We can help the rescue centers that get inundated and don't really have the capacity often to deal with a lot of these animals coming in. We can help the animals themselves. Then also think about what are the ramifications on human health in coastal communities, particularly coastal fishing communities, as we move forward in time thinking about how this can impact somebody like a Dungeness Crab fisher who cannot go out for an entire season because those crabs become contaminated with this toxin.

en: Why did you want to come to Scripps?
CA: I'm at Scripps because the experts here bring to the table all the tools and knowledge that we need to understand really challenging problems in the ocean.

I'm a biological oceanographer and that would suggest that I only focus on biology, but if you think about the fact that photosynthetic organisms in the ocean, like land plants, are taking up nutrients. They're using light to photosynthesize. They're also getting eaten by things just like a tree growing on land would. The difference is the ocean organisms are constantly moving with the currents. They're moving vertically andmoving horizontally in the water, so you also have to think about fluid dynamics. 

This opens up a whole new discipline: the physical component. An oceanographer is dealing not only with the biology and chemistry and physics, but then also trying to tie all of that together. Something appealing about Scripps is that we have all of those experts here and we tend to understand that these big wicked problems in the ocean and the climate require this kind of interdisciplinary approach.

en: What do you hope your research yields?
CA: There's a need to get information to people who live along the coast, but also people who don't live along the coast to really thoroughly understand what the ocean brings to us, whether that’s food security, oxygen, or joy because we like to be around physical environments like the ocean. They need information on how it connects to weather, because we're reliant on water, reliant on food sources that are heavily connected to climate and weather, so even if you don't live along the coast, your life is clearly being impacted by what happens because of the coupled nature of the ocean and the atmosphere and weather and climate. 

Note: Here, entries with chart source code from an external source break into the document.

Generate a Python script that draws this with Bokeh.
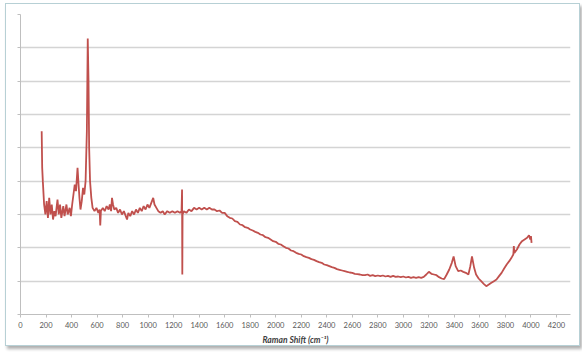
from bokeh.plotting import figure
from bokeh.models import Range1d, FixedTicker, SingleIntervalTicker, CustomJSTickFormatter
from bokeh.embed import file_html
from bokeh.resources import INLINE

# Raman shift (cm^-1) and intensity (arbitrary units)
shift = [166, 170, 175, 185, 195, 205, 215, 225, 235, 245, 255, 265, 275, 290, 300, 310, 320, 335, 345,
         360, 370, 385, 395, 405, 415, 425, 435, 447, 455, 462, 470, 480, 490, 500, 510, 520, 527, 533,
         538, 545, 555, 565, 580, 595, 610, 620, 625, 630, 645, 660, 675, 690, 700, 710, 717, 725, 735,
         750, 765, 780, 795, 810, 825, 835, 845, 860, 875, 890, 905, 920, 935, 950, 965, 980, 995, 1010,
         1025, 1040, 1050, 1065, 1080, 1098, 1115, 1130, 1150, 1170, 1190, 1210, 1230, 1250, 1262, 1266,
         1268, 1270, 1280, 1300, 1320, 1340, 1360, 1380, 1400, 1420, 1440, 1460, 1480, 1500, 1520, 1540,
         1560, 1580, 1600, 1620, 1640, 1660, 1680, 1700, 1720, 1740, 1760, 1780, 1800, 1820, 1840, 1860,
         1880, 1900, 1920, 1940, 1960, 1980, 2000, 2020, 2040, 2060, 2080, 2100, 2120, 2140, 2160, 2180,
         2200, 2220, 2240, 2260, 2280, 2300, 2320, 2340, 2360, 2380, 2400, 2420, 2440, 2460, 2480, 2500,
         2520, 2540, 2560, 2580, 2600, 2620, 2640, 2660, 2680, 2700, 2720, 2740, 2760, 2780, 2800, 2820,
         2840, 2860, 2880, 2900, 2920, 2940, 2960, 2980, 3000, 3020, 3040, 3060, 3080, 3100, 3120, 3140,
         3160, 3180, 3200, 3220, 3240, 3260, 3280, 3300, 3320, 3340, 3360, 3380, 3394, 3410, 3430, 3450,
         3470, 3490, 3510, 3525, 3538, 3555, 3570, 3590, 3610, 3630, 3650, 3670, 3690, 3710, 3730, 3750,
         3770, 3790, 3810, 3830, 3850, 3862, 3866, 3870, 3890, 3910, 3930, 3950, 3970, 3985, 3995, 4000,
         4005]
intensity = [5.5, 4.4, 4.0, 3.3, 3.0, 3.4, 2.9, 3.5, 3.0, 3.3, 2.85, 3.1, 2.95, 3.45, 3.0, 3.3, 2.9, 3.25,
             2.95, 3.3, 3.0, 3.2, 2.95, 3.3, 3.6, 3.9, 3.7, 4.4, 3.9, 3.5, 3.15, 3.4, 3.8, 3.6, 4.0, 5.5,
             8.28, 7.0, 5.0, 4.0, 3.5, 3.2, 3.1, 3.2, 3.05, 3.15, 2.67, 3.1, 3.2, 3.1, 3.25, 3.15, 3.3,
             3.1, 3.5, 3.3, 3.15, 3.2, 3.05, 3.15, 3.0, 3.1, 2.95, 2.85, 3.05, 2.95, 3.1, 3.0, 3.15, 3.05,
             3.2, 3.1, 3.25, 3.15, 3.3, 3.2, 3.35, 3.5, 3.3, 3.2, 3.1, 3.05, 3.1, 3.0, 3.1, 3.05, 3.1,
             3.05, 3.1, 3.05, 3.1, 3.75, 1.2, 3.0, 3.1, 3.05, 3.15, 3.1, 3.2, 3.15, 3.2, 3.15, 3.2, 3.15,
             3.2, 3.15, 3.15, 3.1, 3.12, 3.05, 3.05, 2.95, 2.9, 2.88, 2.8, 2.78, 2.7, 2.68, 2.62, 2.6,
             2.55, 2.52, 2.48, 2.45, 2.4, 2.38, 2.32, 2.3, 2.25, 2.2, 2.18, 2.12, 2.1, 2.05, 2.0, 1.98,
             1.92, 1.9, 1.85, 1.82, 1.8, 1.75, 1.72, 1.7, 1.66, 1.64, 1.6, 1.57, 1.55, 1.5, 1.48, 1.45,
             1.42, 1.4, 1.36, 1.34, 1.32, 1.3, 1.28, 1.26, 1.25, 1.22, 1.21, 1.2, 1.18, 1.18, 1.2, 1.16,
             1.18, 1.15, 1.17, 1.15, 1.17, 1.14, 1.16, 1.13, 1.16, 1.13, 1.14, 1.12, 1.14, 1.11, 1.13,
             1.1, 1.12, 1.1, 1.12, 1.1, 1.13, 1.2, 1.28, 1.22, 1.2, 1.18, 1.12, 1.08, 1.06, 1.2, 1.35,
             1.55, 1.74, 1.45, 1.3, 1.32, 1.28, 1.25, 1.2, 1.45, 1.74, 1.4, 1.2, 1.08, 1.0, 0.92, 0.85,
             0.9, 0.95, 1.0, 1.05, 1.15, 1.25, 1.38, 1.5, 1.6, 1.72, 1.8, 2.05, 1.85, 1.95, 2.1, 2.2,
             2.25, 2.3, 2.38, 2.25, 2.35, 2.15]

x_ticks = list(range(0, 4201, 200))

p = figure(width=575, height=343, output_backend="svg", toolbar_location=None,
           x_range=Range1d(0, 4310), y_range=Range1d(0, 9),
           min_border_left=14, min_border_right=11, min_border_top=10, min_border_bottom=32)
p.styles = {"margin-left": "5px", "margin-top": "3px",
            "border": "1px solid #B7D0D5", "box-shadow": "2px 3px 3px #B0B0B0"}
p.background_fill_color = "white"
p.border_fill_color = "white"
p.outline_line_color = None

p.line(shift, intensity, line_color="#C0504D", line_width=1.8)

p.xaxis.ticker = FixedTicker(ticks=x_ticks)
p.xaxis.axis_line_color = "#BFBFBF"
p.xaxis.major_tick_line_color = "#BFBFBF"
p.xaxis.major_tick_out = 3
p.xaxis.major_tick_in = 0
p.xaxis.minor_tick_line_color = None
p.xaxis.major_label_text_font = "Lato"
p.xaxis.major_label_text_font_size = "7.5px"
p.xaxis.major_label_text_color = "#595959"
p.xaxis.major_label_standoff = 4
p.xaxis.axis_label = "Raman Shift (cm\u207b\u00b9)"
p.xaxis.axis_label_text_font = "Lato"
p.xaxis.axis_label_text_font_size = "8.5px"
p.xaxis.axis_label_text_font_style = "bold italic"
p.xaxis.axis_label_text_color = "#404040"
p.xaxis.axis_label_standoff = 4

p.yaxis.ticker = SingleIntervalTicker(interval=1)
p.yaxis.formatter = CustomJSTickFormatter(code="return ''")
p.yaxis.axis_line_color = "#BFBFBF"
p.yaxis.major_tick_line_color = "#BFBFBF"
p.yaxis.major_tick_out = 3
p.yaxis.major_tick_in = 0
p.yaxis.minor_tick_line_color = None
p.yaxis.major_label_standoff = 0

p.xgrid.grid_line_color = None
p.ygrid.grid_line_color = "#D4D4D4"
p.ygrid.grid_line_width = 1.5

open("out.html", "w").write(file_html(p, INLINE))
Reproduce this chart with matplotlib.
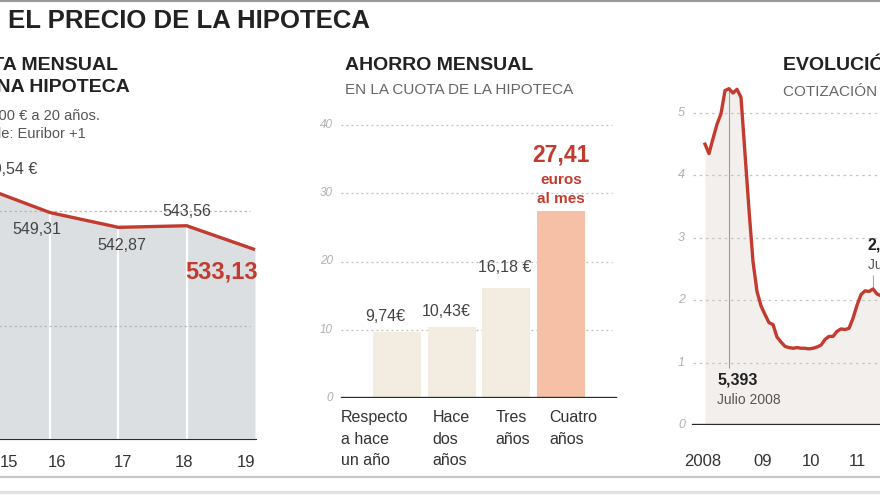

What I'm hoping is that not only do we improve ocean literacy in the community, but that on a more practical level, on the daily to yearly time frame, we have the capacity to influence and change the trajectory of how we use resources from the ocean, protect those resources, and then also protect the livelihoods of people who depend upon them.

The thing that drives us on the daily to produce the kinds of data that we produce is our desire to protect the livelihoods of people on the coast, but also push us to think about the long term drivers and impacts and about what it means to preserve and protect the ocean and its resources for future generations.